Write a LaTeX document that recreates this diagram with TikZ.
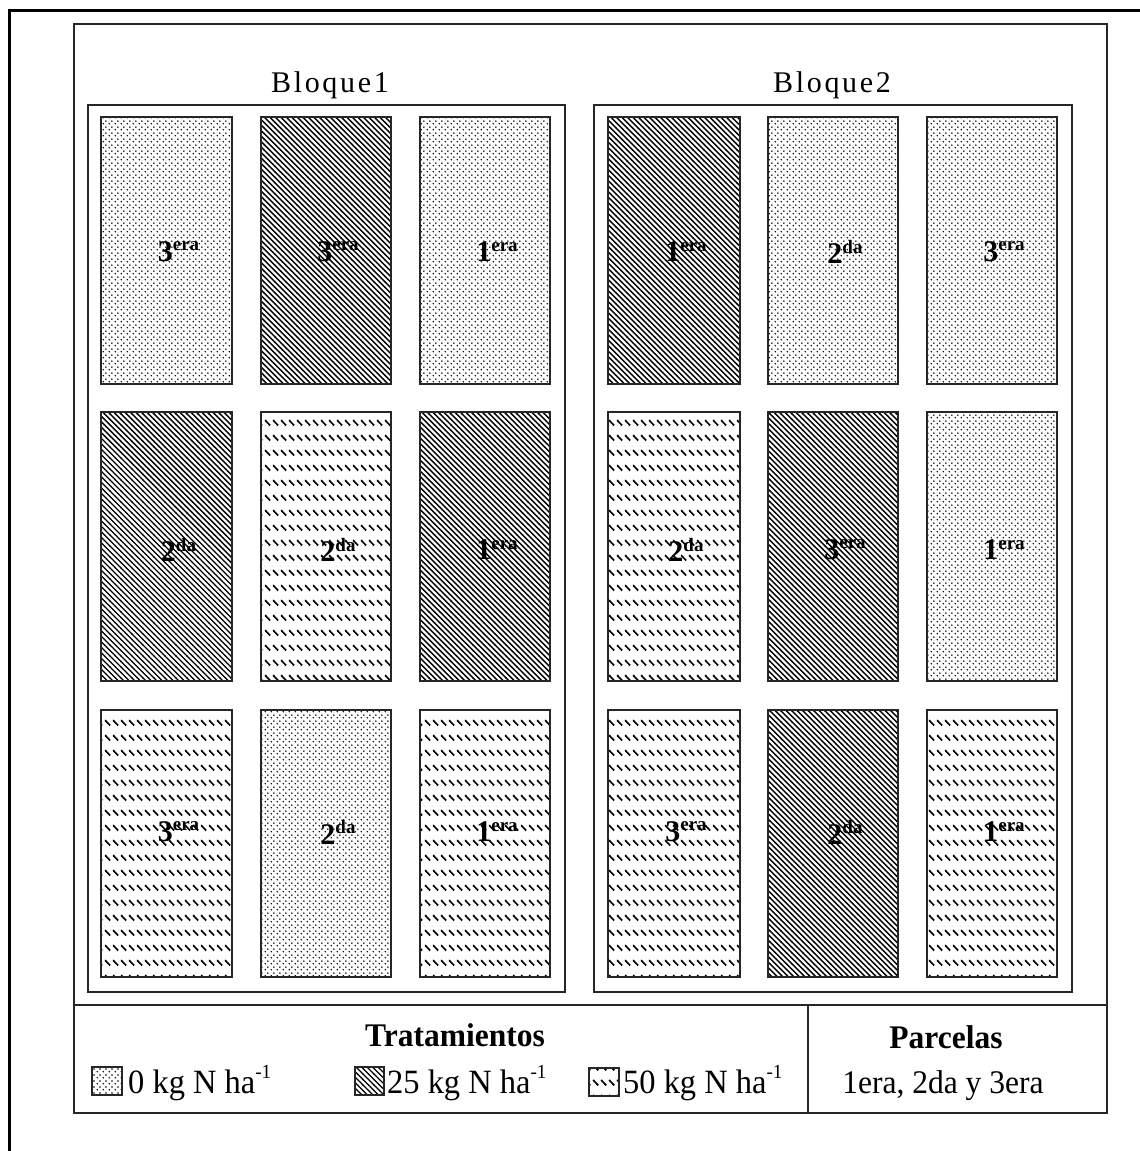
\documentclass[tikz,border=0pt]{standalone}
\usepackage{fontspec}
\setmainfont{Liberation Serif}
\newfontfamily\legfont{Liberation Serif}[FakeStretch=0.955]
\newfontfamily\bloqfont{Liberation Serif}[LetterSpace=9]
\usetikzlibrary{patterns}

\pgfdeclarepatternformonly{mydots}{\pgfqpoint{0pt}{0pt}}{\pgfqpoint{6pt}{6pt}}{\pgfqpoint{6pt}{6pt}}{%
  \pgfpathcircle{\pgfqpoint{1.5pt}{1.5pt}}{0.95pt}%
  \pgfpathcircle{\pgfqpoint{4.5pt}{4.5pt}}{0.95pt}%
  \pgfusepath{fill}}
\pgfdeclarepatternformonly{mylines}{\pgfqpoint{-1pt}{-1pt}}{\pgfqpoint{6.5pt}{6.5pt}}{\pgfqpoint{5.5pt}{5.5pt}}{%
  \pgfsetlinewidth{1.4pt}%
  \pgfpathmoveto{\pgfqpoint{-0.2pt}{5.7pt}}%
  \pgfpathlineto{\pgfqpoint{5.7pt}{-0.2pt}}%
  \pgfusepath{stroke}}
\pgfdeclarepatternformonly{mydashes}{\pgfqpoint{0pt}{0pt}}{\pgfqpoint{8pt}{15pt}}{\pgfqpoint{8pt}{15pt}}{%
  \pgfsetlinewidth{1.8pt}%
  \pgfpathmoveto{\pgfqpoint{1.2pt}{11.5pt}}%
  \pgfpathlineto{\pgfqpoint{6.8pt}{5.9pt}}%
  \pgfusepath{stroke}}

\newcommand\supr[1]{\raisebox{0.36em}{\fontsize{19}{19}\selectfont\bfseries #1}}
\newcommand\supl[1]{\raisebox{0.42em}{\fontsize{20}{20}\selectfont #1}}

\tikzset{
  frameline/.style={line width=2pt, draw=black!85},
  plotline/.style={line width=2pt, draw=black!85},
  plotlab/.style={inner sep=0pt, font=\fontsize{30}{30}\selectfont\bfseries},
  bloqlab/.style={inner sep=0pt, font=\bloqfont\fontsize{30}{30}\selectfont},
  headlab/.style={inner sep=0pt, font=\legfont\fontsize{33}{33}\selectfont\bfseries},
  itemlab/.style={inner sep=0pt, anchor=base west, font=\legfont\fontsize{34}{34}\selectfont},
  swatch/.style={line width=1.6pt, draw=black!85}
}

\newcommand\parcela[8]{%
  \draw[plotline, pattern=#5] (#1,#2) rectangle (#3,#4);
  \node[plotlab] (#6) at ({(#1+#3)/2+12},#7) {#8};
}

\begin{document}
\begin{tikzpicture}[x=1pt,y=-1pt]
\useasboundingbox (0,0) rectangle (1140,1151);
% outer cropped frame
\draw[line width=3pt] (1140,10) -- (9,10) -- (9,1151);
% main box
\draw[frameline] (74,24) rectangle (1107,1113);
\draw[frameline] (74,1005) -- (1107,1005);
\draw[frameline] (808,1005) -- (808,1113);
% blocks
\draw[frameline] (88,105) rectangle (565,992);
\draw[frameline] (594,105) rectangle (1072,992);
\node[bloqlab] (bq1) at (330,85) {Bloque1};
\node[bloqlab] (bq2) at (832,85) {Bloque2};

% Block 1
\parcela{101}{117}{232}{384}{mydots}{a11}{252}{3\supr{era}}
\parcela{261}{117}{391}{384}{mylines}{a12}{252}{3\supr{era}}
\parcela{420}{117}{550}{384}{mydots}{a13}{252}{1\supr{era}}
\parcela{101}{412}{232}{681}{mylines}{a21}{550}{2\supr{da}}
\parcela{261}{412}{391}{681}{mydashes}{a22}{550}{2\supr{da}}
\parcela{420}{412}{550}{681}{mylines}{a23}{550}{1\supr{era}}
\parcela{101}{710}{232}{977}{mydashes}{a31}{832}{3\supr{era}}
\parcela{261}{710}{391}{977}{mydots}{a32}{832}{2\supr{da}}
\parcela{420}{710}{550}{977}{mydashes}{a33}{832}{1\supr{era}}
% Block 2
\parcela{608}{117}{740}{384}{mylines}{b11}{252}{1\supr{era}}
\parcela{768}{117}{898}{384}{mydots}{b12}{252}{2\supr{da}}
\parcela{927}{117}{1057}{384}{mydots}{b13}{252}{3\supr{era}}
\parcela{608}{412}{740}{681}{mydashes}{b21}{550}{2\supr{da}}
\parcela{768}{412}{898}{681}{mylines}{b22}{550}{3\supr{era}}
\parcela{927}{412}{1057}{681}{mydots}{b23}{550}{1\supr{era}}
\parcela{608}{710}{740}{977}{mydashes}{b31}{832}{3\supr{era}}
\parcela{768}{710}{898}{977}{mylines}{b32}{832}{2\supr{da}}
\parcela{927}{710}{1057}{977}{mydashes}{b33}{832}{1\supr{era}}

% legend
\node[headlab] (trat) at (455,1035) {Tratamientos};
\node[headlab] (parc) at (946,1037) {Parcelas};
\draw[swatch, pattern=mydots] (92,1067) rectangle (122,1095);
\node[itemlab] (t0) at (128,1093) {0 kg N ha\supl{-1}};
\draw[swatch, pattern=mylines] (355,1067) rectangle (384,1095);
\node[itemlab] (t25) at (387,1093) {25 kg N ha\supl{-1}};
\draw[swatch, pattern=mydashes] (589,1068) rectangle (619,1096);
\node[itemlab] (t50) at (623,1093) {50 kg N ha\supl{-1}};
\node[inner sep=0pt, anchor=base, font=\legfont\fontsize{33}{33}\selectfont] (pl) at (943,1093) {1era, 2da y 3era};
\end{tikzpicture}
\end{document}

# [What to produce]
Quote every line word for word and keep the images out of the copy.

# [Solution to the exercise]
Write a LaTeX document that recreates this diagram with TikZ.
\documentclass[tikz,border=0pt]{standalone}
\usepackage{fontspec}
\setmainfont{Liberation Serif}
\newfontfamily\legfont{Liberation Serif}[FakeStretch=0.955]
\newfontfamily\bloqfont{Liberation Serif}[LetterSpace=9]
\usetikzlibrary{patterns}

\pgfdeclarepatternformonly{mydots}{\pgfqpoint{0pt}{0pt}}{\pgfqpoint{6pt}{6pt}}{\pgfqpoint{6pt}{6pt}}{%
  \pgfpathcircle{\pgfqpoint{1.5pt}{1.5pt}}{0.95pt}%
  \pgfpathcircle{\pgfqpoint{4.5pt}{4.5pt}}{0.95pt}%
  \pgfusepath{fill}}
\pgfdeclarepatternformonly{mylines}{\pgfqpoint{-1pt}{-1pt}}{\pgfqpoint{6.5pt}{6.5pt}}{\pgfqpoint{5.5pt}{5.5pt}}{%
  \pgfsetlinewidth{1.4pt}%
  \pgfpathmoveto{\pgfqpoint{-0.2pt}{5.7pt}}%
  \pgfpathlineto{\pgfqpoint{5.7pt}{-0.2pt}}%
  \pgfusepath{stroke}}
\pgfdeclarepatternformonly{mydashes}{\pgfqpoint{0pt}{0pt}}{\pgfqpoint{8pt}{15pt}}{\pgfqpoint{8pt}{15pt}}{%
  \pgfsetlinewidth{1.8pt}%
  \pgfpathmoveto{\pgfqpoint{1.2pt}{11.5pt}}%
  \pgfpathlineto{\pgfqpoint{6.8pt}{5.9pt}}%
  \pgfusepath{stroke}}

\newcommand\supr[1]{\raisebox{0.36em}{\fontsize{19}{19}\selectfont\bfseries #1}}
\newcommand\supl[1]{\raisebox{0.42em}{\fontsize{20}{20}\selectfont #1}}

\tikzset{
  frameline/.style={line width=2pt, draw=black!85},
  plotline/.style={line width=2pt, draw=black!85},
  plotlab/.style={inner sep=0pt, font=\fontsize{30}{30}\selectfont\bfseries},
  bloqlab/.style={inner sep=0pt, font=\bloqfont\fontsize{30}{30}\selectfont},
  headlab/.style={inner sep=0pt, font=\legfont\fontsize{33}{33}\selectfont\bfseries},
  itemlab/.style={inner sep=0pt, anchor=base west, font=\legfont\fontsize{34}{34}\selectfont},
  swatch/.style={line width=1.6pt, draw=black!85}
}

\newcommand\parcela[8]{%
  \draw[plotline, pattern=#5] (#1,#2) rectangle (#3,#4);
  \node[plotlab] (#6) at ({(#1+#3)/2+12},#7) {#8};
}

\begin{document}
\begin{tikzpicture}[x=1pt,y=-1pt]
\useasboundingbox (0,0) rectangle (1140,1151);
% outer cropped frame
\draw[line width=3pt] (1140,10) -- (9,10) -- (9,1151);
% main box
\draw[frameline] (74,24) rectangle (1107,1113);
\draw[frameline] (74,1005) -- (1107,1005);
\draw[frameline] (808,1005) -- (808,1113);
% blocks
\draw[frameline] (88,105) rectangle (565,992);
\draw[frameline] (594,105) rectangle (1072,992);
\node[bloqlab] (bq1) at (330,85) {Bloque1};
\node[bloqlab] (bq2) at (832,85) {Bloque2};

% Block 1
\parcela{101}{117}{232}{384}{mydots}{a11}{252}{3\supr{era}}
\parcela{261}{117}{391}{384}{mylines}{a12}{252}{3\supr{era}}
\parcela{420}{117}{550}{384}{mydots}{a13}{252}{1\supr{era}}
\parcela{101}{412}{232}{681}{mylines}{a21}{550}{2\supr{da}}
\parcela{261}{412}{391}{681}{mydashes}{a22}{550}{2\supr{da}}
\parcela{420}{412}{550}{681}{mylines}{a23}{550}{1\supr{era}}
\parcela{101}{710}{232}{977}{mydashes}{a31}{832}{3\supr{era}}
\parcela{261}{710}{391}{977}{mydots}{a32}{832}{2\supr{da}}
\parcela{420}{710}{550}{977}{mydashes}{a33}{832}{1\supr{era}}
% Block 2
\parcela{608}{117}{740}{384}{mylines}{b11}{252}{1\supr{era}}
\parcela{768}{117}{898}{384}{mydots}{b12}{252}{2\supr{da}}
\parcela{927}{117}{1057}{384}{mydots}{b13}{252}{3\supr{era}}
\parcela{608}{412}{740}{681}{mydashes}{b21}{550}{2\supr{da}}
\parcela{768}{412}{898}{681}{mylines}{b22}{550}{3\supr{era}}
\parcela{927}{412}{1057}{681}{mydots}{b23}{550}{1\supr{era}}
\parcela{608}{710}{740}{977}{mydashes}{b31}{832}{3\supr{era}}
\parcela{768}{710}{898}{977}{mylines}{b32}{832}{2\supr{da}}
\parcela{927}{710}{1057}{977}{mydashes}{b33}{832}{1\supr{era}}

% legend
\node[headlab] (trat) at (455,1035) {Tratamientos};
\node[headlab] (parc) at (946,1037) {Parcelas};
\draw[swatch, pattern=mydots] (92,1067) rectangle (122,1095);
\node[itemlab] (t0) at (128,1093) {0 kg N ha\supl{-1}};
\draw[swatch, pattern=mylines] (355,1067) rectangle (384,1095);
\node[itemlab] (t25) at (387,1093) {25 kg N ha\supl{-1}};
\draw[swatch, pattern=mydashes] (589,1068) rectangle (619,1096);
\node[itemlab] (t50) at (623,1093) {50 kg N ha\supl{-1}};
\node[inner sep=0pt, anchor=base, font=\legfont\fontsize{33}{33}\selectfont] (pl) at (943,1093) {1era, 2da y 3era};
\end{tikzpicture}
\end{document}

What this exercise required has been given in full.